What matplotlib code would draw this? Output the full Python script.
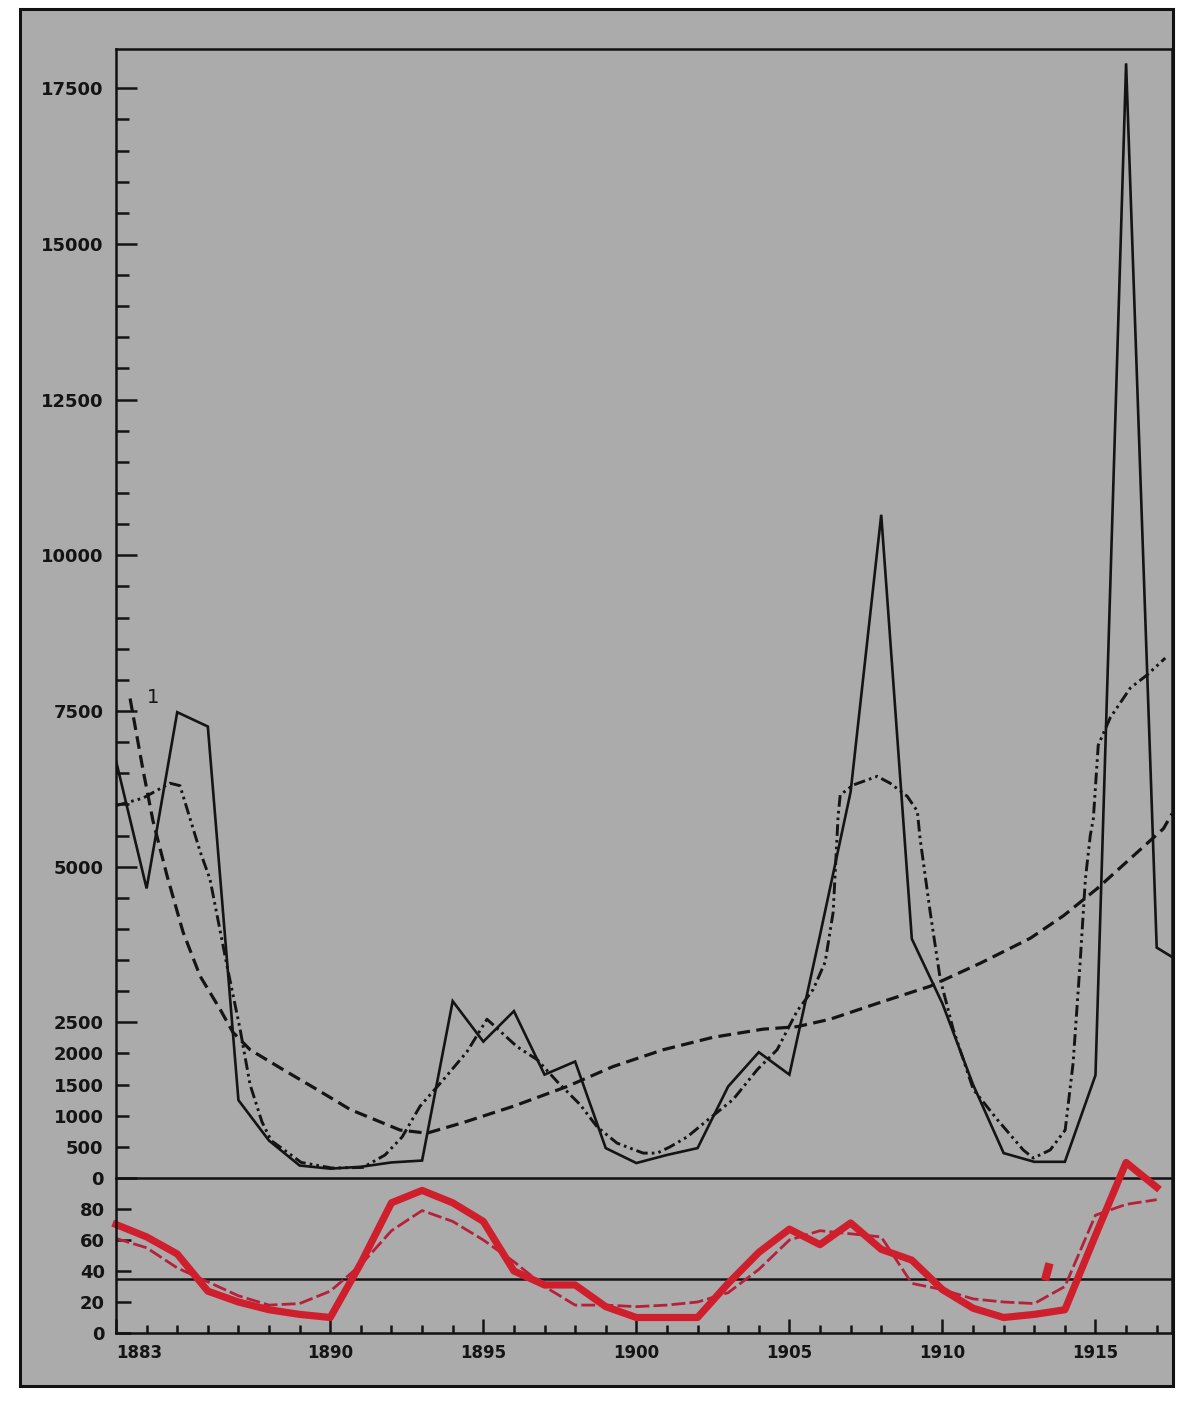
import matplotlib
matplotlib.use("Agg")
import matplotlib.pyplot as plt
from matplotlib.patches import Rectangle

# ---------------- data ----------------
years = list(range(1883, 1919))
actual = [6700, 4650, 7480, 7250, 1250, 600, 200, 150, 180, 250, 280, 2840,
          2190, 2680, 1660, 1870, 480, 240, 370, 480, 1470, 2020, 1660, 3900,
          6200, 10650, 3840, 2800, 1500, 400, 260, 260, 1650, 17900, 3700, 3400]

trend_years = [1883.46, 1883.88, 1884.21, 1884.67, 1885.19, 1885.75, 1886.40,
               1886.82, 1887.38, 1888.46, 1889.57, 1890.65, 1892.28, 1893.16,
               1894.34, 1895.97, 1897.74, 1899.24, 1900.88, 1902.51, 1904.14,
               1905.25, 1906.33, 1907.97, 1909.60, 1911.24, 1912.87, 1913.95,
               1915.06, 1916.14, 1917.22, 1917.5]
trend_vals = [7700, 6560, 5730, 4850, 3950, 3240, 2710, 2340, 2060, 1740, 1420,
              1100, 770, 720, 890, 1150, 1470, 1790, 2060, 2260, 2390, 2430,
              2550, 2820, 3080, 3450, 3850, 4210, 4650, 5130, 5610, 5850]

smooth_years = [1883.0, 1883.88, 1884.76, 1885.09, 1885.75, 1886.07, 1886.63,
                1887.05, 1887.38, 1887.77, 1888.07, 1888.69, 1889.05, 1890.06,
                1891.07, 1891.79, 1892.35, 1892.93, 1893.75, 1894.47, 1895.12,
                1896.10, 1896.76, 1897.41, 1898.16, 1898.72, 1899.37, 1900.22,
                1900.68, 1901.10, 1901.66, 1902.35, 1903.16, 1903.95, 1904.60,
                1905.25, 1905.78, 1906.17, 1906.43, 1906.59, 1906.66, 1907.08,
                1907.87, 1908.29, 1908.85, 1909.18, 1909.27, 1909.60, 1909.93,
                1910.35, 1911.01, 1911.79, 1912.64, 1912.97, 1913.52, 1914.01,
                1914.27, 1914.50, 1914.67, 1914.83, 1914.93, 1915.09, 1915.48,
                1916.14, 1916.69, 1917.28]
smooth_vals = [5980, 6100, 6340, 6300, 5240, 4800, 3400, 2400, 1500, 900, 600,
               380, 250, 160, 170, 370, 660, 1150, 1610, 2030, 2550, 2110, 1900,
               1550, 1180, 820, 560, 400, 400, 500, 660, 940, 1260, 1740, 2060,
               2680, 3030, 3470, 4270, 5800, 6150, 6310, 6450, 6340, 6130, 5890,
               5450, 4270, 3190, 2390, 1420, 940, 450, 320, 450, 770, 1850, 3470,
               4800, 5500, 5770, 6950, 7390, 7870, 8080, 8350]

low_years = list(range(1883, 1918))
red_thick = [70, 62, 51, 27, 20, 15, 12, 10, 45, 84, 92, 84, 72, 40, 31, 31, 17,
             10, 10, 10, 32, 52, 67, 57, 71, 54, 47, 28, 16, 10, 12, 15, 63, 110, 94]
red_thin = [61, 55, 42, 33, 24, 18, 19, 27, 44, 66, 79, 72, 60, 46, 30, 18, 18,
            17, 18, 20, 26, 41, 60, 66, 64, 62, 32, 28, 22, 20, 19, 30, 76, 83, 86]
blip_years = [1913.35, 1913.5]
blip_vals = [34, 45]
mean_level = 35

upper_major = [0, 2500, 5000, 7500, 10000, 12500, 15000, 17500]
upper_major_labels = ["0", "2500", "5000", "7500", "10000", "12500", "15000", "17500"]
upper_minor = [v for v in range(500, 17500, 500) if v % 2500 != 0]
upper_minor_labelled = {500: "500", 1000: "1000", 1500: "1500", 2000: "2000"}
lower_yticks = [0, 20, 40, 60, 80]
lower_ylabels = ["0", "20", "40", "60", "80"]
x_major = [1883, 1890, 1895, 1900, 1905, 1910, 1915]
x_major_labels = ["1883", "1890", "1895", "1900", "1905", "1910", "1915"]
x_minor = list(range(1884, 1918))

# ---------------- figure ----------------
W, H = 1201, 1407
fig = plt.figure(figsize=(W / 100, H / 100), dpi=100)
fig.patch.set_facecolor("white")

BG = "#ababab"
fig.add_artist(Rectangle((20 / W, 1 - 1386 / H), (1173 - 20) / W, (1386 - 9) / H,
                         transform=fig.transFigure, facecolor=BG,
                         edgecolor="#111111", lw=2.2, zorder=0))

L, R = 116, 1172
ax1 = fig.add_axes([L / W, 1 - 1178 / H, (R - L) / W, (1178 - 49) / H])
ax2 = fig.add_axes([L / W, 1 - 1333 / H, (R - L) / W, (1333 - 1178) / H])
for ax in (ax1, ax2):
    ax.set_facecolor("none")
    ax.set_xlim(1883, 1917.5)
    for s in ax.spines.values():
        s.set_color("#111111")
        s.set_linewidth(1.8)

BLK = "#141414"
FONT = dict(family="DejaVu Sans", weight="bold", size=13)

# upper panel
ax1.set_ylim(0, 18130)
ax1.plot(years, actual, color=BLK, lw=1.9, solid_joinstyle="miter", clip_on=True)
ax1.plot(trend_years, trend_vals, color=BLK, lw=2.3, dashes=(4, 2))
ax1.plot(smooth_years, smooth_vals, color=BLK, lw=2.1,
         dashes=(4, 1.4, 0.9, 1.4, 0.9, 1.4))
ax1.text(1884.2, 7715, "1", fontsize=14, color=BLK, ha="center", va="center",
         family="DejaVu Sans")

ax1.set_yticks(upper_major, upper_major_labels)
ax1.set_yticks(upper_minor, [upper_minor_labelled.get(v, "") for v in upper_minor],
               minor=True)
ax1.tick_params(axis="y", which="major", direction="in", length=15, width=1.8,
                pad=9, colors=BLK)
ax1.tick_params(axis="y", which="minor", direction="in", length=9, width=1.8,
                pad=9, colors=BLK)
ax1.set_xticks([])
ax1.tick_params(axis="x", which="both", length=0)
for lab in ax1.get_yticklabels(which="both"):
    lab.set(**FONT)

# lower panel
ax2.set_ylim(0, 100)
ax2.axhline(mean_level, color=BLK, lw=1.8)
ax2.plot(low_years, red_thin, color="#b8203a", lw=2.0, dashes=(5, 1.5))
ax2.plot(low_years, red_thick, color="#cf1f2c", lw=5.2, solid_joinstyle="round",
         clip_on=False)
ax2.plot(blip_years, blip_vals, color="#cf1f2c", lw=6, solid_capstyle="butt")
ax2.spines["top"].set_visible(False)

ax2.set_yticks(lower_yticks, lower_ylabels)
ax2.tick_params(axis="y", which="major", direction="in", length=11, width=1.8,
                pad=8, colors=BLK)
ax2.set_xticks(x_major, x_major_labels)
ax2.set_xticks(x_minor, minor=True)
ax2.tick_params(axis="x", which="major", direction="in", length=10, width=1.8,
                pad=8, colors=BLK)
ax2.tick_params(axis="x", which="minor", direction="in", length=6, width=1.8,
                colors=BLK)
for lab in ax2.get_yticklabels() + ax2.get_xticklabels():
    lab.set(**FONT)
for lab in ax2.get_xticklabels():
    lab.set_fontsize(12)
ax2.get_xticklabels()[0].set_horizontalalignment("left")

fig.savefig("out.png", dpi=100, facecolor=fig.get_facecolor())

^^^^^^^^

* TASK DETAILS *
Restate the listing above word for word, and skip the pictures.

* COMPLETED TASK *
What matplotlib code would draw this? Output the full Python script.
import matplotlib
matplotlib.use("Agg")
import matplotlib.pyplot as plt
from matplotlib.patches import Rectangle

# ---------------- data ----------------
years = list(range(1883, 1919))
actual = [6700, 4650, 7480, 7250, 1250, 600, 200, 150, 180, 250, 280, 2840,
          2190, 2680, 1660, 1870, 480, 240, 370, 480, 1470, 2020, 1660, 3900,
          6200, 10650, 3840, 2800, 1500, 400, 260, 260, 1650, 17900, 3700, 3400]

trend_years = [1883.46, 1883.88, 1884.21, 1884.67, 1885.19, 1885.75, 1886.40,
               1886.82, 1887.38, 1888.46, 1889.57, 1890.65, 1892.28, 1893.16,
               1894.34, 1895.97, 1897.74, 1899.24, 1900.88, 1902.51, 1904.14,
               1905.25, 1906.33, 1907.97, 1909.60, 1911.24, 1912.87, 1913.95,
               1915.06, 1916.14, 1917.22, 1917.5]
trend_vals = [7700, 6560, 5730, 4850, 3950, 3240, 2710, 2340, 2060, 1740, 1420,
              1100, 770, 720, 890, 1150, 1470, 1790, 2060, 2260, 2390, 2430,
              2550, 2820, 3080, 3450, 3850, 4210, 4650, 5130, 5610, 5850]

smooth_years = [1883.0, 1883.88, 1884.76, 1885.09, 1885.75, 1886.07, 1886.63,
                1887.05, 1887.38, 1887.77, 1888.07, 1888.69, 1889.05, 1890.06,
                1891.07, 1891.79, 1892.35, 1892.93, 1893.75, 1894.47, 1895.12,
                1896.10, 1896.76, 1897.41, 1898.16, 1898.72, 1899.37, 1900.22,
                1900.68, 1901.10, 1901.66, 1902.35, 1903.16, 1903.95, 1904.60,
                1905.25, 1905.78, 1906.17, 1906.43, 1906.59, 1906.66, 1907.08,
                1907.87, 1908.29, 1908.85, 1909.18, 1909.27, 1909.60, 1909.93,
                1910.35, 1911.01, 1911.79, 1912.64, 1912.97, 1913.52, 1914.01,
                1914.27, 1914.50, 1914.67, 1914.83, 1914.93, 1915.09, 1915.48,
                1916.14, 1916.69, 1917.28]
smooth_vals = [5980, 6100, 6340, 6300, 5240, 4800, 3400, 2400, 1500, 900, 600,
               380, 250, 160, 170, 370, 660, 1150, 1610, 2030, 2550, 2110, 1900,
               1550, 1180, 820, 560, 400, 400, 500, 660, 940, 1260, 1740, 2060,
               2680, 3030, 3470, 4270, 5800, 6150, 6310, 6450, 6340, 6130, 5890,
               5450, 4270, 3190, 2390, 1420, 940, 450, 320, 450, 770, 1850, 3470,
               4800, 5500, 5770, 6950, 7390, 7870, 8080, 8350]

low_years = list(range(1883, 1918))
red_thick = [70, 62, 51, 27, 20, 15, 12, 10, 45, 84, 92, 84, 72, 40, 31, 31, 17,
             10, 10, 10, 32, 52, 67, 57, 71, 54, 47, 28, 16, 10, 12, 15, 63, 110, 94]
red_thin = [61, 55, 42, 33, 24, 18, 19, 27, 44, 66, 79, 72, 60, 46, 30, 18, 18,
            17, 18, 20, 26, 41, 60, 66, 64, 62, 32, 28, 22, 20, 19, 30, 76, 83, 86]
blip_years = [1913.35, 1913.5]
blip_vals = [34, 45]
mean_level = 35

upper_major = [0, 2500, 5000, 7500, 10000, 12500, 15000, 17500]
upper_major_labels = ["0", "2500", "5000", "7500", "10000", "12500", "15000", "17500"]
upper_minor = [v for v in range(500, 17500, 500) if v % 2500 != 0]
upper_minor_labelled = {500: "500", 1000: "1000", 1500: "1500", 2000: "2000"}
lower_yticks = [0, 20, 40, 60, 80]
lower_ylabels = ["0", "20", "40", "60", "80"]
x_major = [1883, 1890, 1895, 1900, 1905, 1910, 1915]
x_major_labels = ["1883", "1890", "1895", "1900", "1905", "1910", "1915"]
x_minor = list(range(1884, 1918))

# ---------------- figure ----------------
W, H = 1201, 1407
fig = plt.figure(figsize=(W / 100, H / 100), dpi=100)
fig.patch.set_facecolor("white")

BG = "#ababab"
fig.add_artist(Rectangle((20 / W, 1 - 1386 / H), (1173 - 20) / W, (1386 - 9) / H,
                         transform=fig.transFigure, facecolor=BG,
                         edgecolor="#111111", lw=2.2, zorder=0))

L, R = 116, 1172
ax1 = fig.add_axes([L / W, 1 - 1178 / H, (R - L) / W, (1178 - 49) / H])
ax2 = fig.add_axes([L / W, 1 - 1333 / H, (R - L) / W, (1333 - 1178) / H])
for ax in (ax1, ax2):
    ax.set_facecolor("none")
    ax.set_xlim(1883, 1917.5)
    for s in ax.spines.values():
        s.set_color("#111111")
        s.set_linewidth(1.8)

BLK = "#141414"
FONT = dict(family="DejaVu Sans", weight="bold", size=13)

# upper panel
ax1.set_ylim(0, 18130)
ax1.plot(years, actual, color=BLK, lw=1.9, solid_joinstyle="miter", clip_on=True)
ax1.plot(trend_years, trend_vals, color=BLK, lw=2.3, dashes=(4, 2))
ax1.plot(smooth_years, smooth_vals, color=BLK, lw=2.1,
         dashes=(4, 1.4, 0.9, 1.4, 0.9, 1.4))
ax1.text(1884.2, 7715, "1", fontsize=14, color=BLK, ha="center", va="center",
         family="DejaVu Sans")

ax1.set_yticks(upper_major, upper_major_labels)
ax1.set_yticks(upper_minor, [upper_minor_labelled.get(v, "") for v in upper_minor],
               minor=True)
ax1.tick_params(axis="y", which="major", direction="in", length=15, width=1.8,
                pad=9, colors=BLK)
ax1.tick_params(axis="y", which="minor", direction="in", length=9, width=1.8,
                pad=9, colors=BLK)
ax1.set_xticks([])
ax1.tick_params(axis="x", which="both", length=0)
for lab in ax1.get_yticklabels(which="both"):
    lab.set(**FONT)

# lower panel
ax2.set_ylim(0, 100)
ax2.axhline(mean_level, color=BLK, lw=1.8)
ax2.plot(low_years, red_thin, color="#b8203a", lw=2.0, dashes=(5, 1.5))
ax2.plot(low_years, red_thick, color="#cf1f2c", lw=5.2, solid_joinstyle="round",
         clip_on=False)
ax2.plot(blip_years, blip_vals, color="#cf1f2c", lw=6, solid_capstyle="butt")
ax2.spines["top"].set_visible(False)

ax2.set_yticks(lower_yticks, lower_ylabels)
ax2.tick_params(axis="y", which="major", direction="in", length=11, width=1.8,
                pad=8, colors=BLK)
ax2.set_xticks(x_major, x_major_labels)
ax2.set_xticks(x_minor, minor=True)
ax2.tick_params(axis="x", which="major", direction="in", length=10, width=1.8,
                pad=8, colors=BLK)
ax2.tick_params(axis="x", which="minor", direction="in", length=6, width=1.8,
                colors=BLK)
for lab in ax2.get_yticklabels() + ax2.get_xticklabels():
    lab.set(**FONT)
for lab in ax2.get_xticklabels():
    lab.set_fontsize(12)
ax2.get_xticklabels()[0].set_horizontalalignment("left")

fig.savefig("out.png", dpi=100, facecolor=fig.get_facecolor())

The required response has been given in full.